Experimental Evidence of Cerebral Injury from Profound Hypothermia During Cardiopulmonary Bypass

Abstract.

Choreoathetosis, seizures, and impaired mental development continue to occur in children undergoing cardiopulmonary bypass (CPB) and profound hypothermia with or without circulatory arrest. Although there is some evidence that the hypothermia itself may be causing these neurologic problems, skepticism remains because of lack of evidence from experimental studies simulating the clinical setting. In this experimental study, we examined the effect of profound and moderate hypothermia on the brain while maintaining normal flow rates during CPB. Ten adult mongrel dogs equally divided into two groups were anesthetized and subjected to CPB and varying levels of hypothermia (group 1, ≤15°C; group 2, ≤32°C). Both groups were kept at the desired temperature for 1 hour prior to rewarming and discontinuation of CPB. The dogs were euthanized 4–6 weeks later and neuropathologic studies were performed. The mean CPB flow rates during cooling and at the desired rectal temperature were comparable in both groups: group 1, 108 ± 10 ml/kg/min versus 106 ± 7 ml/kg/min in group 2 (p= NS) and 95 ± 12 ml/kg/min in group 1 versus 101 ± 5 ml/kg/min in group 2 (p= NS). Because of the difference in temperature between the two groups, the mean cooling time (onset of CPB to desired rectal temperature) was longer in group 1 (70 ± 14 minutes) than in group 2 (28 ± 11 minutes, p= 0.007).

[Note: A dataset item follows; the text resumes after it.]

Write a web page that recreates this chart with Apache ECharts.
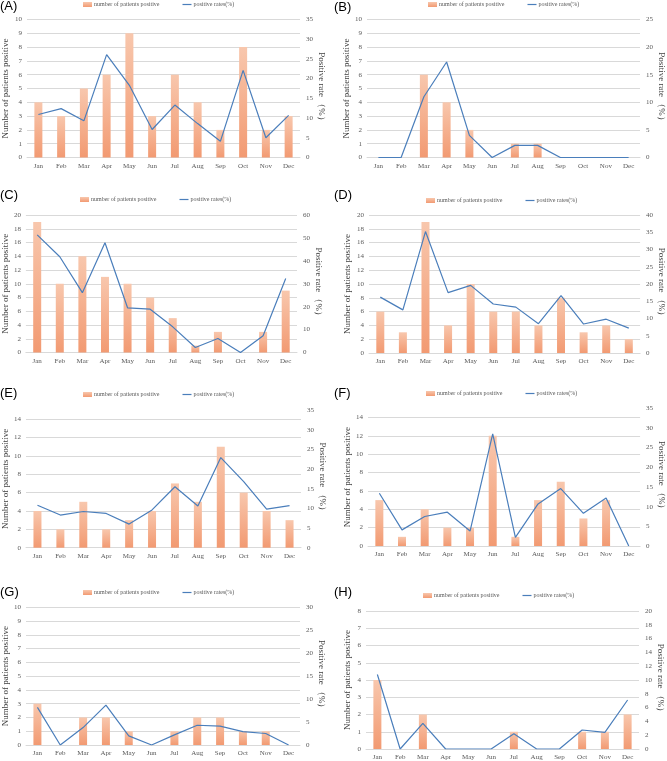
<!DOCTYPE html>
<html>
<head>
<meta charset="utf-8">
<script src="https://cdn.jsdelivr.net/npm/echarts@6/dist/echarts.min.js"></script>
<style>html,body{margin:0;padding:0;background:#fff}#c{width:667px;height:761px}</style>
</head>
<body>
<div id="c"></div>
<script>
const months = ['Jan','Feb','Mar','Apr','May','Jun','Jul','Aug','Sep','Oct','Nov','Dec'];
const panelLabels = ['(A)','(B)','(C)','(D)','(E)','(F)','(G)','(H)'];
const barName = 'number of patients positive';
const lineName = 'positive rates(%)';
const leftAxisName = 'Number of patients positive';
const rightAxisName = 'Positive rate （%）';

const countsA = [4,3,5,6,9,3,6,4,2,8,2,3];
const ratesA  = [10.9,12.4,9.3,26.1,18.3,7.1,13.3,8.6,4.1,22.1,5.0,10.7];
const countsB = [0,0,6,4,2,0,1,1,0,0,0,0];
const ratesB  = [0,0,11.0,17.3,4.0,0,2.2,2.2,0,0,0,0];
const countsC = [19,10,14,11,10,8,5,1,3,0,3,9];
const ratesC  = [51.3,41.8,26.1,47.9,19.5,18.9,11.2,2.2,6.1,0,7.3,32.3];
const countsD = [6,3,19,4,10,6,6,4,8,3,4,2];
const ratesD  = [16.2,12.5,35.2,17.5,19.6,14.2,13.3,8.5,16.6,8.4,9.8,7.2];
const countsE = [4,2,5,2,3,4,7,5,11,6,4,3];
const ratesE  = [10.8,8.3,9.2,8.7,6.0,9.6,15.5,10.6,22.9,16.8,9.8,10.7];
const countsF = [5,1,4,2,2,12,1,5,7,3,5,0];
const ratesF  = [13.4,4.1,7.5,8.6,3.8,28.5,2.2,10.7,14.6,8.3,12.2,0];
const countsG = [3,0,2,2,1,0,1,2,2,1,1,0];
const ratesG  = [8.2,0,3.8,8.7,2.0,0,2.2,4.3,4.1,2.9,2.5,0];
const countsH = [4,0,2,0,0,0,1,0,0,1,1,2];
const ratesH  = [10.8,0,3.7,0,0,0,2.2,0,0,2.75,2.4,7.1];

// axis scales
const leftMax  = [10,10,20,20,15,15,10,8];
const leftStep = [1,1,2,2,2,2,1,1];
const rightMax = [35,25,60,40,35,35,30,20];
const rightStep= [5,5,10,5,5,5,5,2];

const counts = [countsA,countsB,countsC,countsD,countsE,countsF,countsG,countsH];
const rates  = [ratesA,ratesB,ratesC,ratesD,ratesE,ratesF,ratesG,ratesH];

// layout (pixels)
const grids = [
  {left:27, top:19.5, width:273, height:138},
  {left:367, top:19.5, width:273, height:138},
  {left:22, top:215, width:275, height:137.5},
  {left:369, top:215, width:273, height:138},
  {left:26, top:410, width:275, height:137.7},
  {left:368, top:408.3, width:274, height:137.7},
  {left:26, top:607.3, width:274, height:137.7},
  {left:366, top:611, width:273, height:138}
];
const leftNameGap = [17,16,13,17,16,16,16,14];
const legendPos = [[83,1.5],[428,1.5],[80,196.5],[426,197.5],[83,391.5],[426,390.5],[83,589.5],[423,592.5]];
const labelPos = [[0,0],[334,1],[0,189],[334,189],[0,387],[334,387],[0,586],[334,586]];

const serif = '"Liberation Serif", "DejaVu Serif", serif';
const labelColor = '#595959';
const gridColor = '#d9d9d9';
const lineColor = '#4a7ebb';

const barColor = new echarts.graphic.LinearGradient(0,0,0,1,[
  {offset:0,color:'#f8c7ad'},{offset:1,color:'#f29a72'}
]);

const option = {
  animation:false,
  backgroundColor:'#fff',
  grid:[], xAxis:[], yAxis:[], series:[], legend:[], graphic:[]
};

for (let i=0;i<8;i++){
  option.grid.push(Object.assign({containLabel:false}, grids[i]));
  option.xAxis.push({
    type:'category', gridIndex:i, data:months,
    axisLine:{show:true, lineStyle:{color:gridColor}},
    axisTick:{show:false},
    axisLabel:{color:labelColor, fontFamily:serif, fontSize:7, margin:5}
  });
  option.yAxis.push({
    type:'value', gridIndex:i, position:'left', min:0, max:leftMax[i], interval:leftStep[i],
    name:leftAxisName, nameLocation:'middle', nameRotate:90, nameGap:leftNameGap[i],
    nameTextStyle:{color:'#404040', fontFamily:serif, fontSize:9},
    axisLine:{show:false}, axisTick:{show:false},
    axisLabel:{color:labelColor, fontFamily:serif, fontSize:7, margin:5, showMaxLabel: leftMax[i] % leftStep[i] === 0},
    splitLine:{show:true, showMaxLine: leftMax[i] % leftStep[i] === 0, lineStyle:{color:gridColor, width:1}}
  });
  option.yAxis.push({
    type:'value', gridIndex:i, position:'right', min:0, max:rightMax[i], interval:rightStep[i],
    name:rightAxisName, nameLocation:'middle', nameRotate:-90, nameGap:16,
    nameTextStyle:{color:'#404040', fontFamily:serif, fontSize:9},
    axisLine:{show:false}, axisTick:{show:false},
    axisLabel:{color:labelColor, fontFamily:serif, fontSize:7, margin:6},
    splitLine:{show:false}
  });
  option.series.push({
    type:'bar', name:barName, xAxisIndex:i, yAxisIndex:2*i, data:counts[i],
    barWidth:8, itemStyle:{color:barColor}
  });
  option.series.push({
    type:'line', name:lineName, xAxisIndex:i, yAxisIndex:2*i+1, data:rates[i],
    symbol:'none', lineStyle:{color:lineColor, width:1.2}, itemStyle:{color:lineColor}
  });
  option.legend.push({
    left:legendPos[i][0], top:legendPos[i][1], padding:0, itemWidth:9, itemHeight:5, itemGap:23,
    textStyle:{fontFamily:serif, fontSize:6, color:labelColor, padding:[0,0,0,-3]},
    data:[
      {name:barName, icon:'rect'},
      {name:lineName, icon:'path://M0,0 L30,0 L30,4 L0,4 Z', itemStyle:{color:lineColor}}
    ]
  });
  option.graphic.push({
    type:'text', left:labelPos[i][0], top:labelPos[i][1],
    style:{text:panelLabels[i], font:'13px "Liberation Sans", Arial, sans-serif', fill:'#000'}
  });
}

const chart = echarts.init(document.getElementById('c'), null, {renderer:'canvas'});
chart.setOption(option);
</script>
</body>
</html>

Hence, the total mean CPB time was also longer in group 1 (198 ± 25 minutes) than in group 2 (143 ± 13 minutes, p= 0.002). The lowest mean blood and rectal temperature achieved in group 1 were 11 ± .9°C and 12 ± 1°C versus 29 ± .4°C (p < 0.001) and 30 ± .6°C (p= 0.001), respectively, in group 2 (p= 0.001). Neuronal loss and degeneration was noted in all dogs in group 1 ranging from 2 to 8 cells per 1000 cells counted compared to none in group 2 (p= 0.05). These lesions occurred in both the basal ganglia and the cortex, although they were more marked in the caudate when compared to the cortex and cerebellum. Both in the cortex and in the caudate, neuronal loss was more marked around the capillaries. We conclude that the use of profound hypothermia of ≤15°C and maintenance of normal flow rates during cooling at this temperature for 1 hour produces neuronal loss and degeneration in the brain. These lesions being more marked around capillaries points to the vulnerability of the neurons, probably because of their high lipid content to injury from the cold perfusate.